# What you will do
From the first line of the data below through the line bearing "import * as d3 from 'd3';", reproduce each line exactly; do not include pictures.

— start Data extract —

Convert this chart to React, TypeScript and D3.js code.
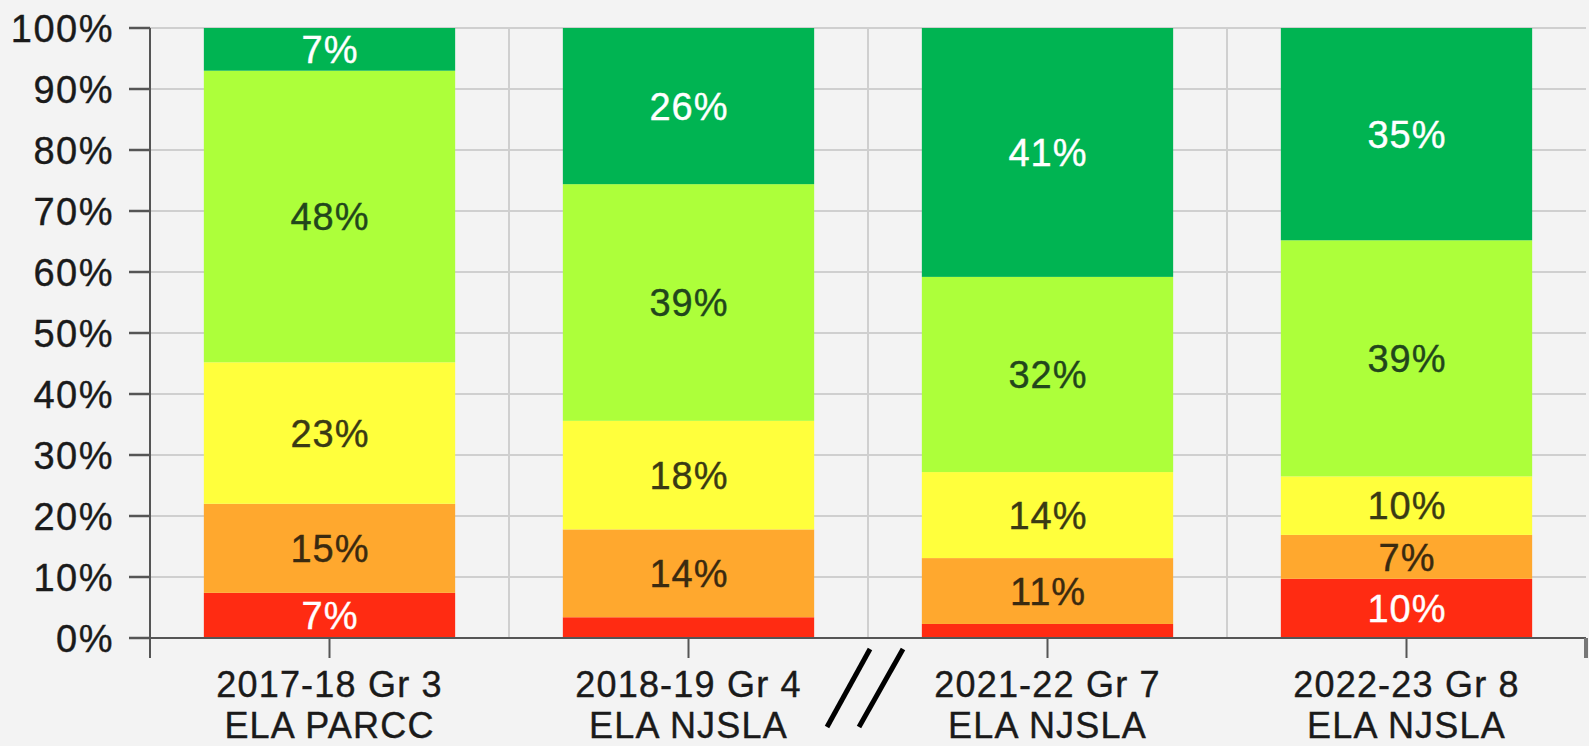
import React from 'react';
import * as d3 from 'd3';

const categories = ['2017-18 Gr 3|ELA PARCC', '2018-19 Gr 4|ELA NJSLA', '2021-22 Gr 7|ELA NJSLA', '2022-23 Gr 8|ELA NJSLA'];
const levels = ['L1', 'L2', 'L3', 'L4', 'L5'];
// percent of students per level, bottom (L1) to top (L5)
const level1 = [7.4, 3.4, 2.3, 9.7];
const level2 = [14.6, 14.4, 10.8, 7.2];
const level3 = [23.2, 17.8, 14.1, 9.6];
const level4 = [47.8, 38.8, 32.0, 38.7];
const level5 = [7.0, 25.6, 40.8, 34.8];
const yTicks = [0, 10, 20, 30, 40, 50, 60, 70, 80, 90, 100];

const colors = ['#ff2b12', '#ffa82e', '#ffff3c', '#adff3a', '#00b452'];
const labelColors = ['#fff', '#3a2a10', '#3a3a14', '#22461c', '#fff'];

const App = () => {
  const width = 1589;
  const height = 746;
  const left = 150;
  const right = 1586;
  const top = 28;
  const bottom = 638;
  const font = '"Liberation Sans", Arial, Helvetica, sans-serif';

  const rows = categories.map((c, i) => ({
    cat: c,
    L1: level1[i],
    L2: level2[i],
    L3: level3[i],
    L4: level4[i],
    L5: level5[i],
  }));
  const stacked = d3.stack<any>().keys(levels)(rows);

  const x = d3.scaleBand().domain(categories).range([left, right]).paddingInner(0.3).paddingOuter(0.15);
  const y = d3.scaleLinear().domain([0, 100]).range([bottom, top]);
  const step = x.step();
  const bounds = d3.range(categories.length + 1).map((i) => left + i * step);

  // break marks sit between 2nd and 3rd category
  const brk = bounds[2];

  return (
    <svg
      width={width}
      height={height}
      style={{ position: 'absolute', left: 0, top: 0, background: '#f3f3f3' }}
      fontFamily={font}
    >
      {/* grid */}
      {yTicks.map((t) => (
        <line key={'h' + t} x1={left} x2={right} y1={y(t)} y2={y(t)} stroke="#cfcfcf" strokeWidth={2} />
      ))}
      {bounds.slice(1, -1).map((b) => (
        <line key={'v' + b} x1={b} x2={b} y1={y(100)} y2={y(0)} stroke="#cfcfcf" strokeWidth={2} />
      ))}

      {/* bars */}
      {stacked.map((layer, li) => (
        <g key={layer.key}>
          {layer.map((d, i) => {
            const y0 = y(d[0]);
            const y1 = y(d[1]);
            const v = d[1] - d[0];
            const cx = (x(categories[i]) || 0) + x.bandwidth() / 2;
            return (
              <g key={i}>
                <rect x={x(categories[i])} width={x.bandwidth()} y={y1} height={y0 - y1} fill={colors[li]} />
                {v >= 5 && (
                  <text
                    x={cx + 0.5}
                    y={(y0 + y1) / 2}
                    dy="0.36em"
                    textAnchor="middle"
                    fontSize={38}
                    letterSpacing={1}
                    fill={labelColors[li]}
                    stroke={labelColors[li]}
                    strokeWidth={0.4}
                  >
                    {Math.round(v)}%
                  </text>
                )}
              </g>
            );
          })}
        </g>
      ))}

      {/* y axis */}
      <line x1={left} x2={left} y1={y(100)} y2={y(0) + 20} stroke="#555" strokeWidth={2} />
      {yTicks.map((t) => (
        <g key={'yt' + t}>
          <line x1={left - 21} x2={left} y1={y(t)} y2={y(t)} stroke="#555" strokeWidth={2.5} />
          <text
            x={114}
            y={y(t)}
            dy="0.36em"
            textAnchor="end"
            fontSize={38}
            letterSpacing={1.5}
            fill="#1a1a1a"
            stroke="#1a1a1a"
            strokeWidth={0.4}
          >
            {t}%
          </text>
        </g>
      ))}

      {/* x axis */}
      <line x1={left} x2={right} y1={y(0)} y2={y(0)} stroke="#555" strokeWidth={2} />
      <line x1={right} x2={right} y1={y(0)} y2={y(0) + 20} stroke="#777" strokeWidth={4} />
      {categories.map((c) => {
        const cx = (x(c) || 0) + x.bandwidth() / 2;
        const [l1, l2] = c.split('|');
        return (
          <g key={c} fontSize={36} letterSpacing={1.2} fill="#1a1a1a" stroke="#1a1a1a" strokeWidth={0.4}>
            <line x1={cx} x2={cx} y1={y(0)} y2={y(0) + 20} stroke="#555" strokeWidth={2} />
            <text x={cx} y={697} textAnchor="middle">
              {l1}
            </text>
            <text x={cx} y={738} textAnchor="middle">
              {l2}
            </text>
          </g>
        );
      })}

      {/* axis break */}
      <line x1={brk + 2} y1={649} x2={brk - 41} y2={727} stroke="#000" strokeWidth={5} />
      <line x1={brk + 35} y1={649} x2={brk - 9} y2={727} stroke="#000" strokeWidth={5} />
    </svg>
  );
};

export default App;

— end Data extract —

# Solution to the exercise
Convert this chart to React, TypeScript and D3.js code.
import React from 'react';
import * as d3 from 'd3';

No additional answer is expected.